Look at what are called shape keys or, previously, vertex keys.
There are two basic types: “absolute” and “relative.” Both are well-documented in the Blender manual (at the Blender site) and elsewhere, so I’ll just give you a high-level overview of the concepts.
Absolute keys are great for “morphing” a mesh (or anything else) from one position to another. You could use these to move the sphere from its normal to its dented shape; ditto (and separately…) the thing that rammed into it. To do this, you first mark a “basis key,” which is the un-deformed shape, then you define one or more subsequent keys which are variously deformed shapes. Finally, an IPO named “speed” is used to control the morphing from one shape to the next. At any point in time, the IPO is positioned somewhere between one-or-two keys, and the shape is therefore somewhere in the process of shifting from one to the other as determined by the IPO.

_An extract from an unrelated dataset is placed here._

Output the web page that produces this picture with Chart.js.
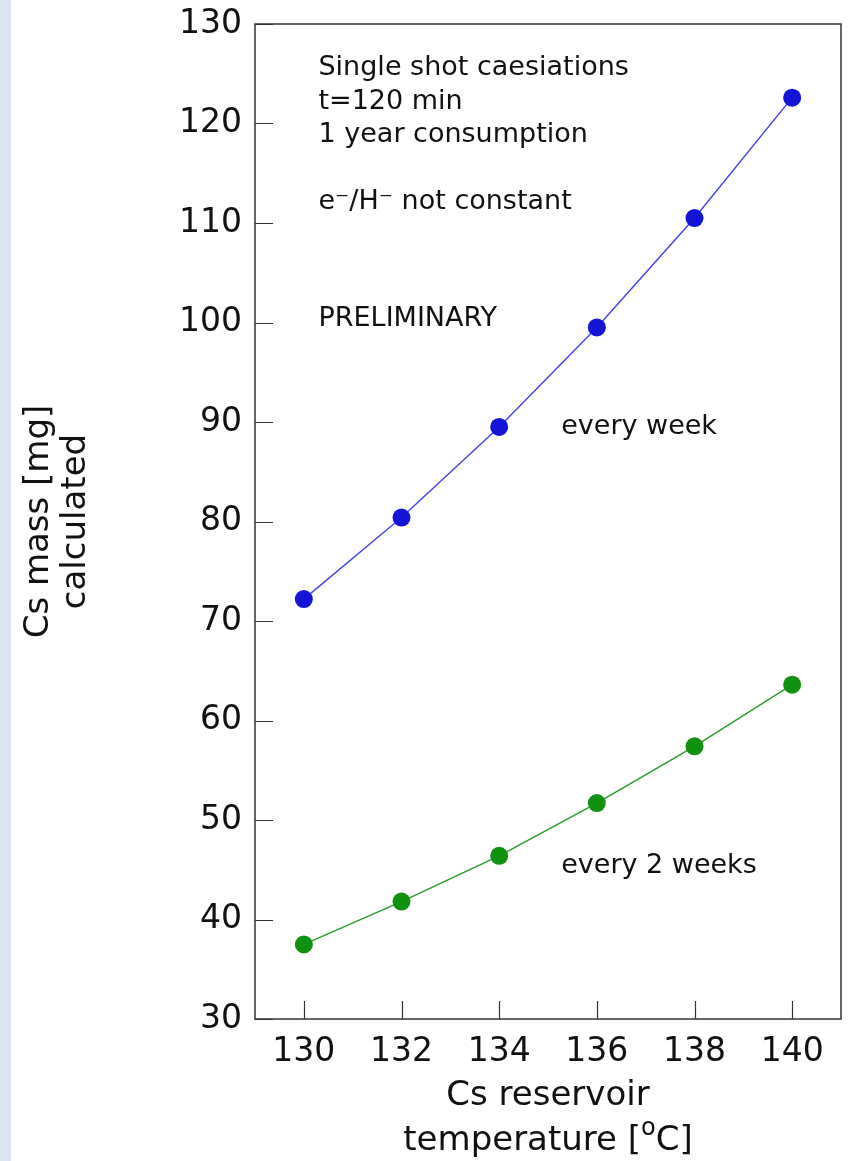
<!DOCTYPE html>
<html>
<head>
    <meta charset="UTF-8">
    <title>Cs mass vs reservoir temperature</title>
    <style>
        body { margin: 0; background: #fff; }
        .strip { position: absolute; left: 0; top: 0; width: 11px; height: 1161px; background: #dce6f2; }
        #chart { display: block; }
    </style>
    <script src="https://cdn.jsdelivr.net/npm/chart.js@4.4.1/dist/chart.umd.min.js"></script>
</head>
<body>
    <div class="strip"></div>
    <canvas id="chart" width="850" height="1161"></canvas>

    <script>
        // data
        const temps = [130, 132, 134, 136, 138, 140];
        const everyWeek = [72.2, 80.4, 89.5, 99.5, 110.5, 122.6];
        const every2Weeks = [37.5, 41.8, 46.4, 51.7, 57.4, 63.6];
        const xTicks = [130, 132, 134, 136, 138, 140];
        const yTicks = [30, 40, 50, 60, 70, 80, 90, 100, 110, 120, 130];

        // text notes inside the plot, in data units
        const notes = [
            { text: 'Single shot caesiations', x: 130.3, y: 125.6 },
            { text: 't=120 min', x: 130.3, y: 122.2 },
            { text: '1 year consumption', x: 130.3, y: 118.8 },
            { text: 'e\u207B/H\u207B not constant', x: 130.3, y: 112.1 },
            { text: 'PRELIMINARY', x: 130.3, y: 100.4 },
            { text: 'every week', x: 135.27, y: 89.5 },
            { text: 'every 2 weeks', x: 135.27, y: 45.4 }
        ];

        const font = 'DejaVu Sans';

        // frame, inward ticks, notes and the x title (needs a superscript o)
        const framePlugin = {
            id: 'frame',
            afterDraw(chart) {
                const { ctx, chartArea: a, scales } = chart;
                ctx.save();
                ctx.strokeStyle = '#333';
                ctx.lineWidth = 1.5;
                ctx.strokeRect(a.left, a.top, a.right - a.left, a.bottom - a.top);
                ctx.beginPath();
                scales.y.ticks.forEach(t => {
                    const py = Math.round(scales.y.getPixelForValue(t.value)) + 0.5;
                    ctx.moveTo(a.left, py);
                    ctx.lineTo(a.left + 18, py);
                });
                scales.x.ticks.forEach(t => {
                    const px = Math.round(scales.x.getPixelForValue(t.value)) + 0.5;
                    ctx.moveTo(px, a.bottom);
                    ctx.lineTo(px, a.bottom - 18);
                });
                ctx.lineWidth = 1.2;
                ctx.stroke();

                ctx.fillStyle = '#111';
                ctx.font = '27px "' + font + '"';
                ctx.textBaseline = 'middle';
                ctx.textAlign = 'left';
                notes.forEach(n => {
                    ctx.fillText(n.text, scales.x.getPixelForValue(n.x), scales.y.getPixelForValue(n.y));
                });

                // x axis title
                const cx = (a.left + a.right) / 2;
                ctx.font = '34px "' + font + '"';
                ctx.textAlign = 'center';
                ctx.fillText('Cs reservoir', cx, 1096);
                const p1 = 'temperature [', p2 = 'o', p3 = 'C]';
                const w1 = ctx.measureText(p1).width, w3 = ctx.measureText(p3).width;
                ctx.font = '24px "' + font + '"';
                const w2 = ctx.measureText(p2).width;
                let x0 = cx - (w1 + w2 + w3) / 2;
                ctx.textAlign = 'left';
                ctx.font = '34px "' + font + '"';
                ctx.fillText(p1, x0, 1141);
                ctx.font = '24px "' + font + '"';
                ctx.fillText(p2, x0 + w1, 1129);
                ctx.font = '34px "' + font + '"';
                ctx.fillText(p3, x0 + w1 + w2, 1141);
                ctx.restore();
            }
        };

        new Chart(document.getElementById('chart'), {
            type: 'line',
            data: {
                datasets: [
                    {
                        label: 'every week',
                        data: temps.map((t, i) => ({ x: t, y: everyWeek[i] })),
                        borderColor: '#4646ee',
                        backgroundColor: '#1414d6',
                        borderWidth: 1.5,
                        pointRadius: 9,
                        pointBorderWidth: 0
                    },
                    {
                        label: 'every 2 weeks',
                        data: temps.map((t, i) => ({ x: t, y: every2Weeks[i] })),
                        borderColor: '#2a9e2a',
                        backgroundColor: '#109210',
                        borderWidth: 1.5,
                        pointRadius: 9,
                        pointBorderWidth: 0
                    }
                ]
            },
            options: {
                responsive: false,
                animation: false,
                layout: { padding: { top: 24, right: 0, left: 0, bottom: 0 } },
                plugins: { legend: { display: false }, tooltip: { enabled: false } },
                scales: {
                    x: {
                        type: 'linear',
                        min: 129,
                        max: 141,
                        grid: { display: false, drawTicks: false },
                        border: { display: false },
                        afterBuildTicks: s => { s.ticks = xTicks.map(v => ({ value: v })); },
                        afterFit: s => { s.height = 142; s.paddingLeft = 0; s.paddingRight = 0; },
                        ticks: { color: '#111', padding: 14, font: { family: font, size: 33 } }
                    },
                    y: {
                        min: 30,
                        max: 130,
                        grid: { display: false, drawTicks: false },
                        border: { display: false },
                        afterBuildTicks: s => { s.ticks = yTicks.map(v => ({ value: v })); },
                        afterFit: s => { s.width = 255; s.paddingTop = 0; s.paddingBottom = 0; },
                        ticks: { color: '#111', padding: 13, font: { family: font, size: 33 } },
                        title: {
                            display: true,
                            text: ['Cs mass [mg]', 'calculated'],
                            color: '#111',
                            padding: { top: 20, bottom: 0 },
                            font: { family: font, size: 34, lineHeight: 1.1 }
                        }
                    }
                }
            },
            plugins: [framePlugin]
        });
    </script>
</body>
</html>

Relative keys (you may encounter the term, “RVK”) are great for animating things like facial-expressions, since individual groups of vertices can be easily controlled and more-than-one key can be applied in arbitrary amounts at the same time. Hence, we might make Suzanne wink while wiggling her ears and smiling, before shifting to an astonished look with no wiggle. The process is once again based upon an undeformed “basis key.” In this case, each key has an IPO-curve which determines the strength (positive or negative) with which this key is applied to the shape.
(As you undoubtedly know, “an IPO” is a curve, usually a Bezier curve, which defines the change of some value [the Y-axis] over time [the X-axis]. IPOs are used throughout Blender.)